New advice and observations for consultants from The Federation of Independent Practitioner Organisations (FIPO)
The Coronavirus pandemic has crippled society, with blows to the economy, health and healthcare. Even if they had also practised independently, NHS-employed consultants now concentrate on their salaried commitments, while those in purely private practice are effectively cut off from their source of income.
Available resources are dedicated to coping with the threat posed by the virus and, if only in the short term, independent practice has almost totally disappeared.
Following the outbreak, the harsh economic climate will make it difficult to re-establish private practice and it is likely that many practitioners will face insolvency.
Another consequence for patients is that some private medical insurers (PMIs) have found that their ‘fee-assured’ consultants are no longer available to deliver medical care for their subscribers.
Mr Richard Packard, FIPO chairman
FIPO chairman Mr Richard Packard says: ‘Covid-19 has wrought dramatic changes to independent practice which we hope will not damage it permanently.
‘In the meantime, skilled doctors who practise independently of the NHS will want to do their bit. FIPO wishes to advise those considering volunteering to make themselves aware of what they may be committing to.’
‘Patients will die prematurely’
Niall Dickson, chief executive of the NHS Confederation, has pointed out that, in February, 4.43m patients were on NHS waiting lists, (17% waiting for more than 18 weeks, against a target of no more than 8%). This was the worst monthly performance since September 2008. Heart surgery and cancer patients ‘will die prematurely’, The Times reported.

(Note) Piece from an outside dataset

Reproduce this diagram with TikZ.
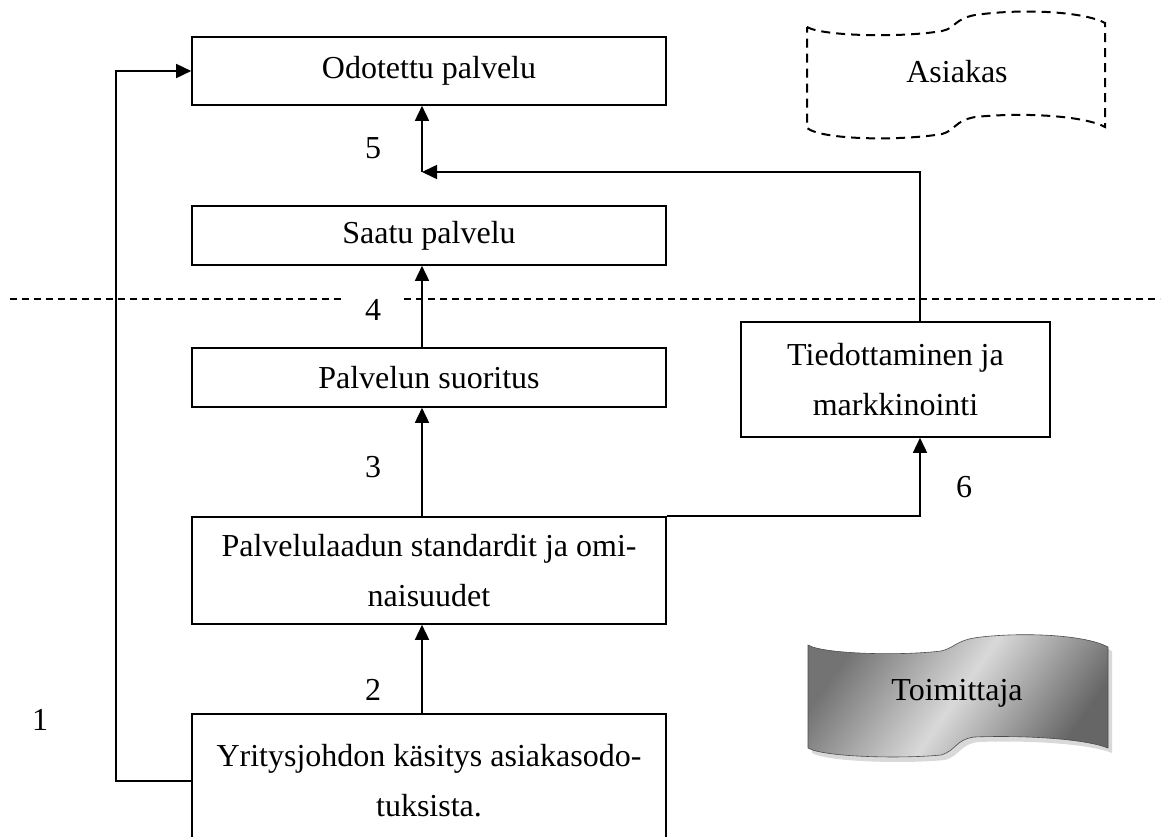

The healthcare providers Rutherford Health, Genesis Care and HCA UK have between them the capacity to treat 5,000 NHS patients each month, according to The Times. Already, to meet that need, some private sector consultants have been approached with offers of temporary engagement.
While this will use their professional skills, it is not clear to consultants how such arrangements will function and whether this would amount to formal employment.
Many independent consultants already offer treatment to NHS patients in private hospitals. They are not employed and do not enjoy normal pay, sick pay or pension contributions in respect of their work.
It would be helpful to continue discussions about how they can help the effort, while continuing to earn an income.
Currently, in areas outside London where pressures are less intense, some hospitals are able to allow some form of access to their facilities.
Unused areas such as consulting rooms can be utilised in a safe way without compromising other, necessary activities. It is, however, likely that any private hospitals taken over by the NHS will exclude all independent activity.
Consultants should address for themselves a number of concerns before they commit themselves to taking up any offers. They should also determine whether they, or their practices, might be eligible for any available Government help.
Having received advice from informed sources, FIPO suggests consideration should be given to the following:
Will you be covered by the hospital provider’s indemnity arrangements, or indemnified under the Coronavirus Act 2020? FIPO is adding relevant advice on our website as details emerge. www.fipo.org.uk
All staff providing NHS services related to the coronavirus outbreak will be covered by this indemnity for clinical negligence where they are not already covered by an existing indemnity arrangement.
Ensure that any indemnity would cover both clinical negligence claims and regulatory investigations/inquests arising from your temporary employment.
Clarify whether you will be covered by the provider’s indemnification arrangements or indemnity cover under the Coronavirus Act 2020.
Please note that section 11 of the Coronavirus Act would only cover a consultant for clinical negligence claims if that consultant was not otherwise covered by the Clinical Negligence Scheme for Trusts (CNST) and so please do check with your medical defence organisation or broker that your pre-existing arrangements cover you for regulatory investigations or inquests.
Role and function
Exactly what service will you be committed to provide during the emergency? Is your specialty expertise being sought or will you be required to work outside of specialty?
Sick pay and death in service benefits
Which of the usual employment benefits will be provided?
Establish the terms of your relationship – will you be an employee or a contractor? The conditions and tax implications are profoundly different.
As we emerge from the pandemic, there are likely to be significant changes to private practice. The economic environment will be harsh: the Office of Budget Responsibility has predicted a 35% fall in GDP in the second quarter to the end of May and, during this period, unemployment is expected to rise to more than 2m.
While there may be a surge in demand for self-pay treatment while the NHS concentrates on priority cases, it may also be that fewer employers are able to provide private medical insurance as a benefit.
Cost constraints may lead to further restrictions and exclusions affecting both care provision and providers.
With the near closedown of private practice, and the loss of some consultants who have been unable to maintain their practices at an economically viable level, some PMIs already find it difficult to provide comprehensive care for their subscribers.
On the plus side, the reputation of healthcare professionals and medical skills has soared.
Inevitably, this will lead to a change in the dynamic of healthcare provision. FIPO strongly supports all efforts to address this national emergency.
It encourages collaboration between private hospital providers, PMIs and private practitioners to ensure that both immediate and longer-term issues are addressed, continuing to meet the needs of patients, whether cared for by the NHS or privately funded.